Please write out the complete listing that follows, exactly as it reads.
# START OF Material shown
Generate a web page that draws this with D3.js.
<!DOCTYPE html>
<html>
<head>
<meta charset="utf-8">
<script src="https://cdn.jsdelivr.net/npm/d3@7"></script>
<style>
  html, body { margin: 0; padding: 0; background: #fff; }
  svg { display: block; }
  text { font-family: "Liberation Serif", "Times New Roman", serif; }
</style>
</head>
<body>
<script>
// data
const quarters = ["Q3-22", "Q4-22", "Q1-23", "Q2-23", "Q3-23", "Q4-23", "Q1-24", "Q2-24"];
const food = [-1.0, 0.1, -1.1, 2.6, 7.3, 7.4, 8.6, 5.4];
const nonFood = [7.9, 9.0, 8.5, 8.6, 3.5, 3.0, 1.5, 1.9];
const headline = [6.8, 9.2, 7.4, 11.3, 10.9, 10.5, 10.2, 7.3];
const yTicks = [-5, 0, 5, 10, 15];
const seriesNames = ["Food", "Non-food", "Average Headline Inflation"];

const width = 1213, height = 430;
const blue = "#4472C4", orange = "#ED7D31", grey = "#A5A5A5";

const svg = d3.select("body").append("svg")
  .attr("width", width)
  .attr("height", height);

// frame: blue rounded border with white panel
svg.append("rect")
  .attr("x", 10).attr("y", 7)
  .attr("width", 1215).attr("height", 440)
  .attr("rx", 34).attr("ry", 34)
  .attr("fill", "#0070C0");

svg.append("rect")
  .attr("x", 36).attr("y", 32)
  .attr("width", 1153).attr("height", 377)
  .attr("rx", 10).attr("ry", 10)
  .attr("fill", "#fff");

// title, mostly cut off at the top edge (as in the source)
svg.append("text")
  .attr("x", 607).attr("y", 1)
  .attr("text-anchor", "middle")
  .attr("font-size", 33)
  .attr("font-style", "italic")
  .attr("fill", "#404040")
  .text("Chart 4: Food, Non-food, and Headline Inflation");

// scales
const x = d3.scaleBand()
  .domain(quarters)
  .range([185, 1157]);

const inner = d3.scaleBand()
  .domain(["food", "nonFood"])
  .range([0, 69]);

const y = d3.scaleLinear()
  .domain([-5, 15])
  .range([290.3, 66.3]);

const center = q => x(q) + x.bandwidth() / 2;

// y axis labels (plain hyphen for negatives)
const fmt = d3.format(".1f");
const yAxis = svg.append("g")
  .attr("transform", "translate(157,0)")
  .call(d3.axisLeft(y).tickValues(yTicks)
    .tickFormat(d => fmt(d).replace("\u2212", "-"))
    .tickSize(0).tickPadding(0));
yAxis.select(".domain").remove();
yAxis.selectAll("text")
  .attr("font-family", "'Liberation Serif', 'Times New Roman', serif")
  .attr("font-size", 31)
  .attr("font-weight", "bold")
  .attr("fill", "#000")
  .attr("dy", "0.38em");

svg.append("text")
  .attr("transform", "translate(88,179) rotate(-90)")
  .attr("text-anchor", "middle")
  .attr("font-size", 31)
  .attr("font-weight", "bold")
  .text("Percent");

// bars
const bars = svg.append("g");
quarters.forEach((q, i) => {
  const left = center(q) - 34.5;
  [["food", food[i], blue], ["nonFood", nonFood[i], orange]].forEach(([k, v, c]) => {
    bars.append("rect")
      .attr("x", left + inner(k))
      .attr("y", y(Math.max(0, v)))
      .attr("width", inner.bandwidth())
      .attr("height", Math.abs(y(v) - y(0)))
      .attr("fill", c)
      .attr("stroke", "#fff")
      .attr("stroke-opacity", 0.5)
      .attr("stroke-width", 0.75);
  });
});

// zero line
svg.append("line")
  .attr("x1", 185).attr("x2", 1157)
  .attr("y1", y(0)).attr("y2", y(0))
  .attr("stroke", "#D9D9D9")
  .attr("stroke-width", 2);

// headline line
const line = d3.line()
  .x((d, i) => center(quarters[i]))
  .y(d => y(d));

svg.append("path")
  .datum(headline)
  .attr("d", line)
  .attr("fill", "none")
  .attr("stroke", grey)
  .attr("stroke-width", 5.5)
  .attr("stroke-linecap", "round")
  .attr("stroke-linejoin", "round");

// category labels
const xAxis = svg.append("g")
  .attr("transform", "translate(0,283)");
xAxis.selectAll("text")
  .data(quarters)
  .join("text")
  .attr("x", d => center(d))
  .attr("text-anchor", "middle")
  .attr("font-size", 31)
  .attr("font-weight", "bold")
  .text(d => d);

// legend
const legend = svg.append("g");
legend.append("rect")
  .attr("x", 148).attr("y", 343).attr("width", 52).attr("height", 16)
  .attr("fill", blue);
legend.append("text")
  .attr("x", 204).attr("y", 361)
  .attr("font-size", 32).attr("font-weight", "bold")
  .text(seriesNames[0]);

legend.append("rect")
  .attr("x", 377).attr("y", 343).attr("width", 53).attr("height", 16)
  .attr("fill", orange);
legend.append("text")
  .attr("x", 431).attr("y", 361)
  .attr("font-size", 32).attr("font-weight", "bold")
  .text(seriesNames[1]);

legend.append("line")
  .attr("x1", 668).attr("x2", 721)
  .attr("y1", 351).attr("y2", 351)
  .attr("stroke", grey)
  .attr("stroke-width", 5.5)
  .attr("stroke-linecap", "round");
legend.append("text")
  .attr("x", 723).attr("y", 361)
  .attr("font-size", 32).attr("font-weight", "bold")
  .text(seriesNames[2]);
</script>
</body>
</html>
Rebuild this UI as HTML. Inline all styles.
# END OF Material shown
**Result of this exercise:**
Generate a web page that draws this with D3.js.
<!DOCTYPE html>
<html>
<head>
<meta charset="utf-8">
<script src="https://cdn.jsdelivr.net/npm/d3@7"></script>
<style>
  html, body { margin: 0; padding: 0; background: #fff; }
  svg { display: block; }
  text { font-family: "Liberation Serif", "Times New Roman", serif; }
</style>
</head>
<body>
<script>
// data
const quarters = ["Q3-22", "Q4-22", "Q1-23", "Q2-23", "Q3-23", "Q4-23", "Q1-24", "Q2-24"];
const food = [-1.0, 0.1, -1.1, 2.6, 7.3, 7.4, 8.6, 5.4];
const nonFood = [7.9, 9.0, 8.5, 8.6, 3.5, 3.0, 1.5, 1.9];
const headline = [6.8, 9.2, 7.4, 11.3, 10.9, 10.5, 10.2, 7.3];
const yTicks = [-5, 0, 5, 10, 15];
const seriesNames = ["Food", "Non-food", "Average Headline Inflation"];

const width = 1213, height = 430;
const blue = "#4472C4", orange = "#ED7D31", grey = "#A5A5A5";

const svg = d3.select("body").append("svg")
  .attr("width", width)
  .attr("height", height);

// frame: blue rounded border with white panel
svg.append("rect")
  .attr("x", 10).attr("y", 7)
  .attr("width", 1215).attr("height", 440)
  .attr("rx", 34).attr("ry", 34)
  .attr("fill", "#0070C0");

svg.append("rect")
  .attr("x", 36).attr("y", 32)
  .attr("width", 1153).attr("height", 377)
  .attr("rx", 10).attr("ry", 10)
  .attr("fill", "#fff");

// title, mostly cut off at the top edge (as in the source)
svg.append("text")
  .attr("x", 607).attr("y", 1)
  .attr("text-anchor", "middle")
  .attr("font-size", 33)
  .attr("font-style", "italic")
  .attr("fill", "#404040")
  .text("Chart 4: Food, Non-food, and Headline Inflation");

// scales
const x = d3.scaleBand()
  .domain(quarters)
  .range([185, 1157]);

const inner = d3.scaleBand()
  .domain(["food", "nonFood"])
  .range([0, 69]);

const y = d3.scaleLinear()
  .domain([-5, 15])
  .range([290.3, 66.3]);

const center = q => x(q) + x.bandwidth() / 2;

// y axis labels (plain hyphen for negatives)
const fmt = d3.format(".1f");
const yAxis = svg.append("g")
  .attr("transform", "translate(157,0)")
  .call(d3.axisLeft(y).tickValues(yTicks)
    .tickFormat(d => fmt(d).replace("\u2212", "-"))
    .tickSize(0).tickPadding(0));
yAxis.select(".domain").remove();
yAxis.selectAll("text")
  .attr("font-family", "'Liberation Serif', 'Times New Roman', serif")
  .attr("font-size", 31)
  .attr("font-weight", "bold")
  .attr("fill", "#000")
  .attr("dy", "0.38em");

svg.append("text")
  .attr("transform", "translate(88,179) rotate(-90)")
  .attr("text-anchor", "middle")
  .attr("font-size", 31)
  .attr("font-weight", "bold")
  .text("Percent");

// bars
const bars = svg.append("g");
quarters.forEach((q, i) => {
  const left = center(q) - 34.5;
  [["food", food[i], blue], ["nonFood", nonFood[i], orange]].forEach(([k, v, c]) => {
    bars.append("rect")
      .attr("x", left + inner(k))
      .attr("y", y(Math.max(0, v)))
      .attr("width", inner.bandwidth())
      .attr("height", Math.abs(y(v) - y(0)))
      .attr("fill", c)
      .attr("stroke", "#fff")
      .attr("stroke-opacity", 0.5)
      .attr("stroke-width", 0.75);
  });
});

// zero line
svg.append("line")
  .attr("x1", 185).attr("x2", 1157)
  .attr("y1", y(0)).attr("y2", y(0))
  .attr("stroke", "#D9D9D9")
  .attr("stroke-width", 2);

// headline line
const line = d3.line()
  .x((d, i) => center(quarters[i]))
  .y(d => y(d));

svg.append("path")
  .datum(headline)
  .attr("d", line)
  .attr("fill", "none")
  .attr("stroke", grey)
  .attr("stroke-width", 5.5)
  .attr("stroke-linecap", "round")
  .attr("stroke-linejoin", "round");

// category labels
const xAxis = svg.append("g")
  .attr("transform", "translate(0,283)");
xAxis.selectAll("text")
  .data(quarters)
  .join("text")
  .attr("x", d => center(d))
  .attr("text-anchor", "middle")
  .attr("font-size", 31)
  .attr("font-weight", "bold")
  .text(d => d);

// legend
const legend = svg.append("g");
legend.append("rect")
  .attr("x", 148).attr("y", 343).attr("width", 52).attr("height", 16)
  .attr("fill", blue);
legend.append("text")
  .attr("x", 204).attr("y", 361)
  .attr("font-size", 32).attr("font-weight", "bold")
  .text(seriesNames[0]);

legend.append("rect")
  .attr("x", 377).attr("y", 343).attr("width", 53).attr("height", 16)
  .attr("fill", orange);
legend.append("text")
  .attr("x", 431).attr("y", 361)
  .attr("font-size", 32).attr("font-weight", "bold")
  .text(seriesNames[1]);

legend.append("line")
  .attr("x1", 668).attr("x2", 721)
  .attr("y1", 351).attr("y2", 351)
  .attr("stroke", grey)
  .attr("stroke-width", 5.5)
  .attr("stroke-linecap", "round");
legend.append("text")
  .attr("x", 723).attr("y", 361)
  .attr("font-size", 32).attr("font-weight", "bold")
  .text(seriesNames[2]);
</script>
</body>
</html>
Rebuild this UI as HTML. Inline all styles.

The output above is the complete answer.